Records to use:
>>>

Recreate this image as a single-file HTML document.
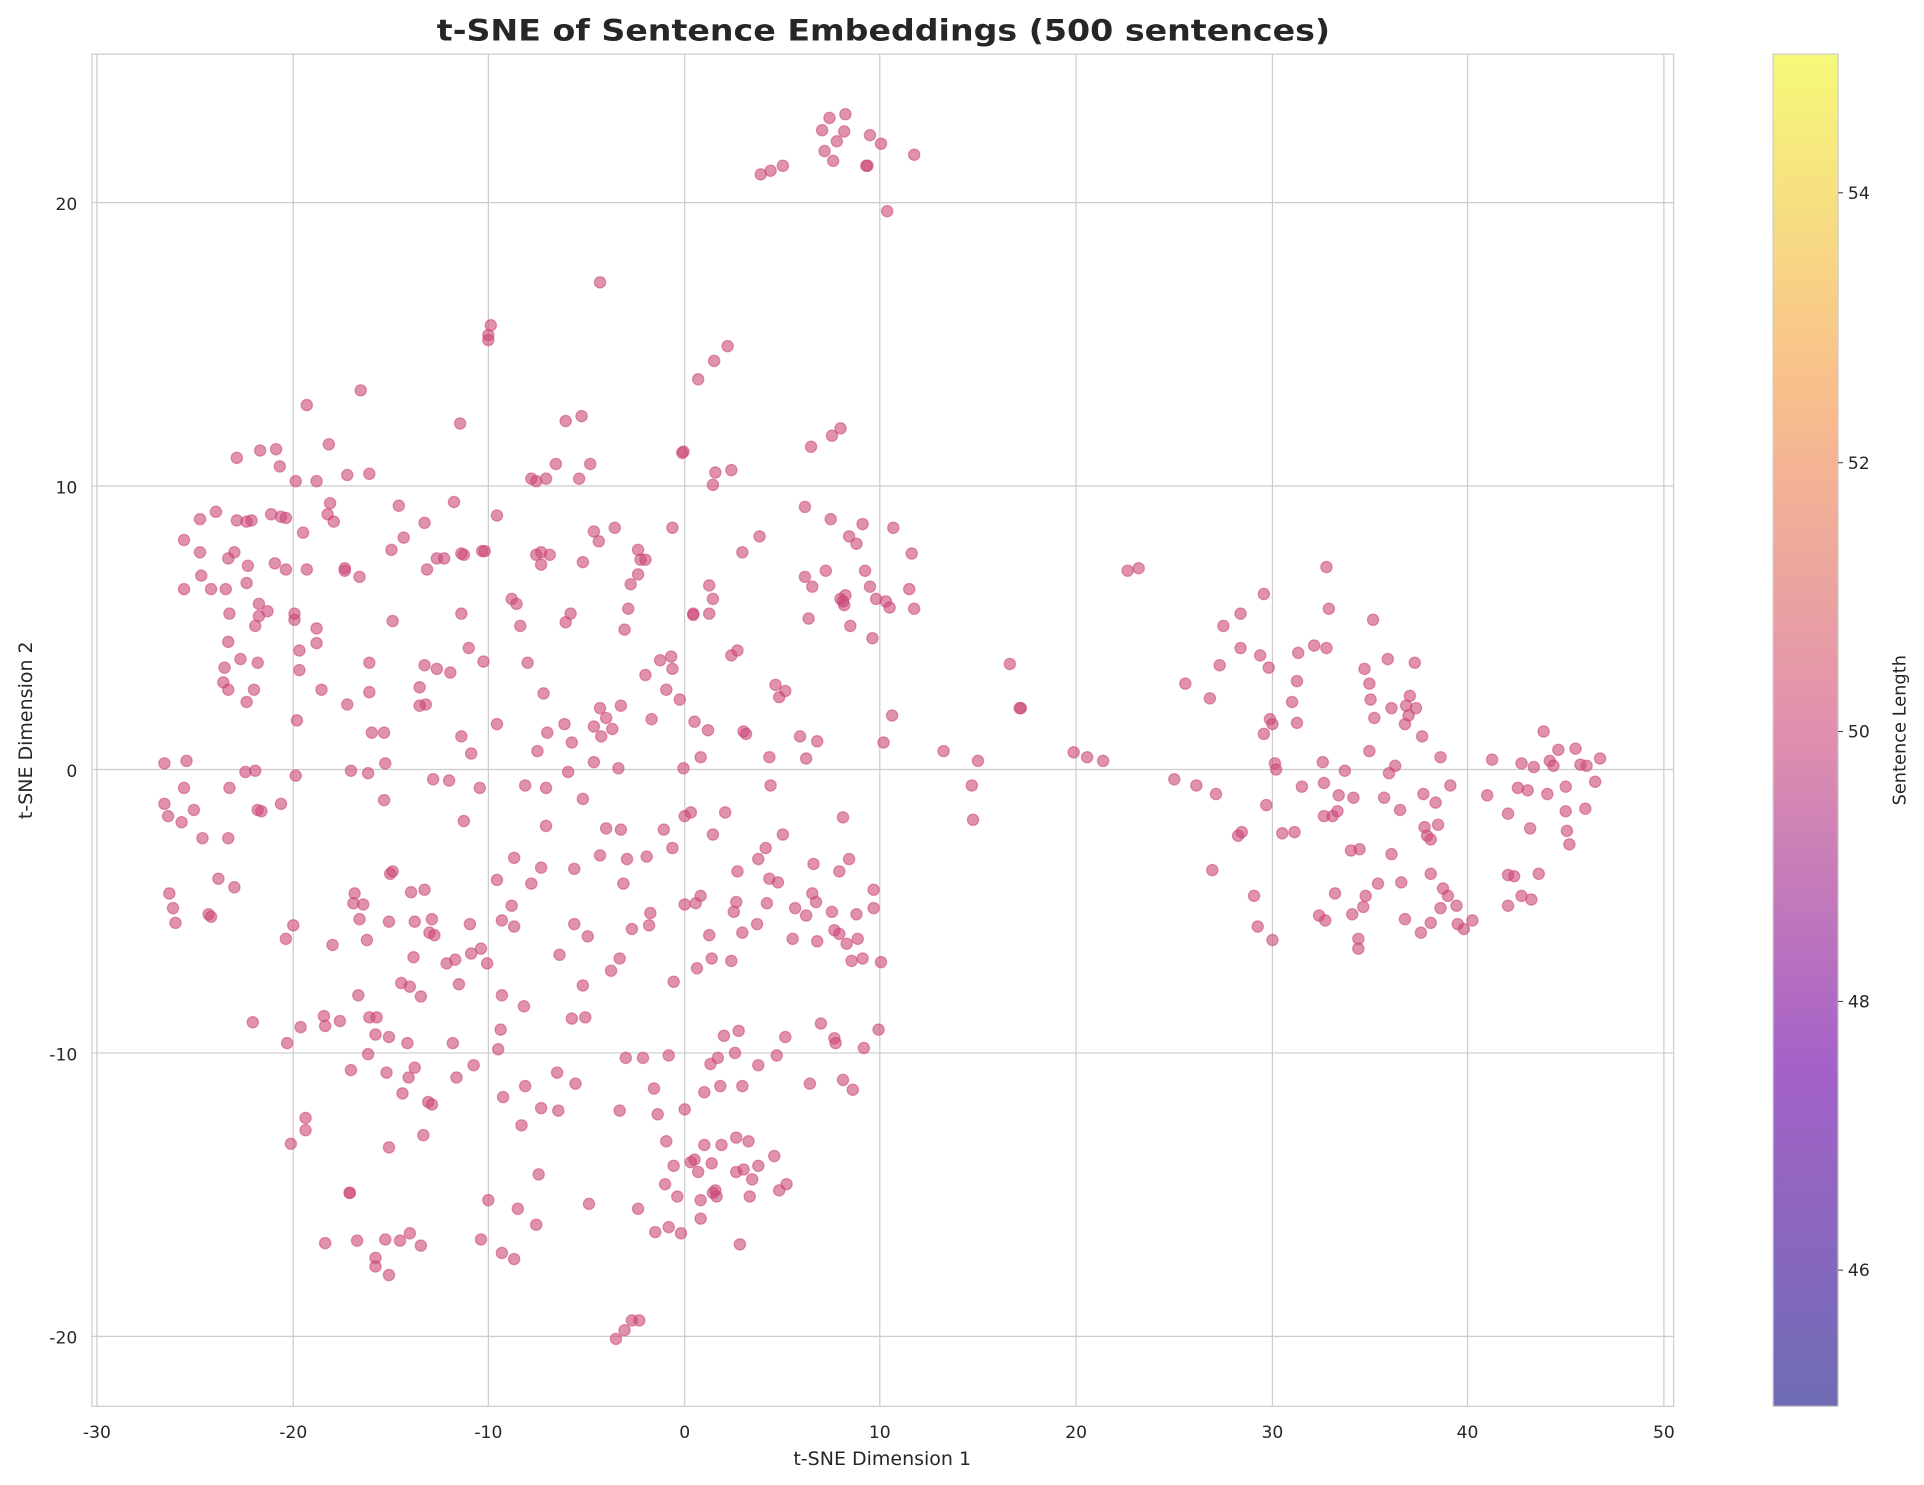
<!DOCTYPE html>
<html><head><meta charset="utf-8"><style>
html,body{margin:0;padding:0;background:#fff;width:1924px;height:1485px;overflow:hidden}
svg{display:block}
text{font-family:"DejaVu Sans","Liberation Sans",sans-serif;fill:#262626}
</style></head><body>
<svg id="s" width="1924" height="1485" viewBox="0 0 1568 1210" xmlns="http://www.w3.org/2000/svg">
<defs><linearGradient id="g" x1="0" y1="1" x2="0" y2="0">
<stop offset="0" stop-color="#6e6cb4"/><stop offset="0.25" stop-color="#a461c8"/><stop offset="0.5" stop-color="#e090ae"/><stop offset="0.75" stop-color="#f9be8c"/><stop offset="1" stop-color="#f5f978"/></linearGradient></defs>
<rect x="0" y="0" width="1568" height="1210" fill="#fff"/>
<g stroke="#cccccc" stroke-width="1">
<line x1="79" y1="44" x2="79" y2="1146"/><line x1="239" y1="44" x2="239" y2="1146"/><line x1="398" y1="44" x2="398" y2="1146"/><line x1="558" y1="44" x2="558" y2="1146"/><line x1="717" y1="44" x2="717" y2="1146"/><line x1="877" y1="44" x2="877" y2="1146"/><line x1="1037" y1="44" x2="1037" y2="1146"/><line x1="1196" y1="44" x2="1196" y2="1146"/><line x1="1356" y1="44" x2="1356" y2="1146"/>
<line x1="75" y1="165" x2="1364" y2="165"/><line x1="75" y1="396" x2="1364" y2="396"/><line x1="75" y1="627" x2="1364" y2="627"/><line x1="75" y1="858" x2="1364" y2="858"/><line x1="75" y1="1089" x2="1364" y2="1089"/>
<rect x="75" y="44" width="1289" height="1102" fill="none"/>
</g>
<g id="pts" fill="#cc4778" fill-opacity="0.6" stroke="#cc4778" stroke-opacity="0.55" stroke-width="1"></g>
<g font-size="14" text-anchor="middle">
<text x="79" y="1172">-30</text><text x="239" y="1172">-20</text><text x="398" y="1172">-10</text><text x="558" y="1172">0</text><text x="717" y="1172">10</text><text x="877" y="1172">20</text><text x="1037" y="1172">30</text><text x="1196" y="1172">40</text><text x="1356" y="1172">50</text>
</g>
<g font-size="14" text-anchor="end">
<text x="63" y="171">20</text><text x="63" y="402">10</text><text x="63" y="633">0</text><text x="63" y="864">-10</text><text x="63" y="1095">-20</text>
</g>
<text x="719" y="1194" font-size="15.5" text-anchor="middle">t-SNE Dimension 1</text>
<text transform="translate(26,595) rotate(-90)" font-size="15.5" text-anchor="middle">t-SNE Dimension 2</text>
<text x="720" y="33" font-size="24" font-weight="bold" text-anchor="middle" textLength="728" lengthAdjust="spacingAndGlyphs">t-SNE of Sentence Embeddings (500 sentences)</text>
<rect x="1445" y="44" width="53" height="1102" fill="url(#g)" stroke="#cccccc" stroke-width="1"/>
<g stroke="#333" stroke-width="0.8"><line x1="1498" y1="157" x2="1502" y2="157"/><line x1="1498" y1="377" x2="1502" y2="377"/><line x1="1498" y1="596" x2="1502" y2="596"/><line x1="1498" y1="816" x2="1502" y2="816"/><line x1="1498" y1="1035" x2="1502" y2="1035"/></g>
<g font-size="14"><text x="1506" y="162">54</text><text x="1506" y="382">52</text><text x="1506" y="601">50</text><text x="1506" y="821">48</text><text x="1506" y="1040">46</text></g>
<text transform="translate(1553,595) rotate(-90)" font-size="14.5" text-anchor="middle">Sentence Length</text>
</svg>
<script>
var P=[676,96,689,93,670,106,688,107,709,110,718,117,682,115,672,123,679,131,745,126,707,135,706,135,638,135,628,139,620,142,723,172,
489,230,400,265,398,273,398,277,593,282,582,294,569,309,294,318,250,330,375,345,474,339,461,343,661,364,685,349,678,355,557,368,556,369,596,383,583,385,581,395,268,362,225,366,212,367,228,380,283,387,241,392,301,386,258,392,453,378,481,378,472,390,445,390,433,390,437,392,193,373,221,419,247,434,269,410,267,419,272,425,325,412,229,421,233,422,176,417,201,425,193,424,163,423,205,424,191,450,163,450,224,459,202,461,233,464,250,464,281,463,356,455,376,451,393,449,405,420,370,409,441,450,448,452,437,452,475,458,501,430,484,433,488,441,548,430,619,437,656,413,677,423,703,427,728,430,698,443,692,437,705,465,687,490,673,465,656,470,662,478,743,451,741,480,714,488,725,495,745,496,722,490,685,488,693,510,659,504,605,450,578,477,581,488,565,501,526,456,
186,455,150,440,164,469,172,480,184,480,201,475,150,480,211,492,187,500,211,502,218,498,240,500,240,505,208,510,186,523,196,537,183,544,182,556,186,562,244,530,244,546,242,587,201,572,210,540,207,562,258,512,258,524,262,562,301,540,301,564,281,465,283,574,303,597,293,470,319,448,346,426,329,438,348,464,320,506,347,574,313,597,314,622,342,560,342,575,346,542,356,545,376,500,367,548,382,528,394,539,378,452,395,449,362,455,353,635,366,636,376,600,384,614,391,642,405,590,417,488,421,492,424,510,430,540,441,460,443,565,446,597,438,612,445,642,428,640,461,507,465,500,466,605,460,590,484,592,490,600,489,577,494,585,484,621,499,594,506,575,504,626,509,513,512,496,514,476,520,448,520,468,522,456,526,550,531,586,538,538,543,562,547,535,548,545,554,570,557,626,565,500,566,588,571,617,577,595,578,500,596,534,601,530,606,596,608,598,632,558,640,563,652,600,657,618,666,604,628,640,635,568,627,617,689,485,688,493,709,478,711,520,727,583,720,605,769,612,797,620,792,640,793,668,
134,622,134,655,137,665,138,728,141,740,143,752,150,642,148,670,152,620,158,660,165,683,170,745,172,747,178,716,186,683,187,642,191,723,200,629,208,628,210,660,213,661,229,655,233,765,239,754,241,632,286,628,300,630,313,652,318,712,289,728,296,737,299,766,317,751,320,710,338,751,346,725,335,727,354,762,364,785,352,749,378,669,392,773,397,785,405,717,419,699,433,720,441,707,445,673,463,629,475,651,468,708,489,697,494,675,468,753,506,676,508,720,511,700,515,757,527,698,529,754,541,676,548,691,558,665,563,662,567,736,571,730,581,680,591,662,601,710,598,743,617,753,618,700,624,691,627,716,634,719,638,680,663,704,662,728,666,767,665,735,680,758,684,761,690,769,699,765,712,725,718,784,712,740,694,783,687,666,684,710,692,700,698,745,678,743,648,740,657,746,646,765,625,736,600,735,605,760,596,783,578,762,558,737,568,789,580,781,549,800,530,744,505,781,479,763,475,803,498,791,477,829,466,830,456,778,409,750,417,738,419,755,427,820,409,811,408,839,384,777,383,753,371,782,374,802,350,760,343,812,337,780,334,804,327,801,317,845,307,829,306,843,301,829,292,811,293,749,288,736,271,770,264,828,277,832,265,836,245,837,234,850,206,833,
286,872,300,859,315,874,328,891,332,850,338,870,333,878,349,898,352,900,317,935,345,925,372,878,369,850,386,868,406,855,410,894,428,885,441,903,454,874,469,883,505,905,510,862,524,862,533,887,536,908,545,860,558,904,566,945,574,890,579,867,587,885,585,862,590,844,602,840,605,885,588,933,574,933,618,868,633,860,640,845,660,883,669,834,680,846,704,854,716,839,703,781,681,850,687,880,695,888,600,955,581,972,549,950,584,975,542,965,606,953,618,950,631,942,611,975,563,947,571,978,599,858,545,1000,552,975,569,955,580,948,600,927,610,930,520,985,543,930,534,1004,
237,932,249,911,249,921,285,972,285,972,265,1013,291,1011,306,1025,306,1032,314,1010,326,1011,334,1005,343,1015,317,1039,392,1010,409,1021,419,1026,437,998,398,978,422,985,439,957,425,917,455,905,480,981,502,1091,509,1084,515,1076,521,1076,555,1005,571,993,583,970,603,1014,613,961,635,970,641,965,
823,541,832,577,831,577,875,613,886,617,899,620,919,465,928,463,957,635,966,557,975,640,991,647,988,709,986,569,997,510,994,542,1011,500,1011,528,1030,484,1027,534,1034,544,1035,586,1030,598,1032,656,1037,590,1039,622,1040,627,1037,766,1025,755,1022,730,1012,678,1009,681,1045,679,1053,572,1055,678,1057,589,1061,641,1057,555,1058,532,1071,526,1081,462,1081,528,1083,496,1078,621,1079,638,1079,665,1075,746,1080,750,1086,665,1088,728,1090,661,1091,648,1096,628,1103,650,1101,693,1102,745,1107,773,1111,739,1113,730,1108,692,1107,765,1120,585,1117,570,1116,612,1116,557,1112,545,1119,505,1123,720,1131,537,1134,577,1132,630,1128,650,1141,660,1153,540,1159,600,1160,647,1134,696,1142,719,1145,749,1146,575,1145,590,1137,624,1148,583,1154,577,1161,674,1166,752,1166,712,1170,654,1174,740,1180,730,1182,640,1188,753,1193,757,1200,750,1158,760,1166,684,1172,672,1176,724,1187,738,1149,567,1163,681,1174,617,
1212,648,1216,619,1229,663,1229,738,1229,713,1234,714,1237,642,1240,622,1245,644,1247,675,1250,625,1258,596,1261,647,1263,620,1266,624,1270,611,1276,641,1276,661,1277,677,1279,688,1284,610,1288,623,1292,659,1293,624,1300,637,1304,618,1240,730,1248,733,1254,712];
var g=document.getElementById('pts'),h='';
for(var i=0;i<P.length;i+=2)h+='<circle cx="'+P[i]+'" cy="'+P[i+1]+'" r="4.6"/>';
g.innerHTML=h;
</script>
</body></html>
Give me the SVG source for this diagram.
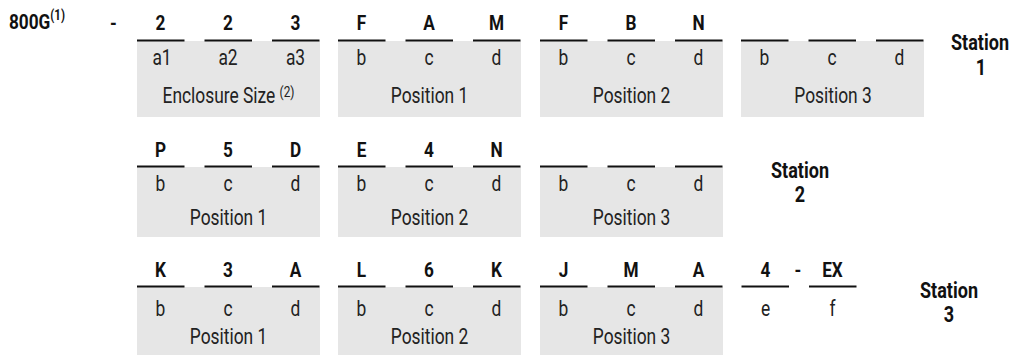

<<<

Short problem: Write out every line of the listing that holds the word "this".

Final result:
Recreate this image as a single-file HTML document.
Give me the SVG source for this diagram.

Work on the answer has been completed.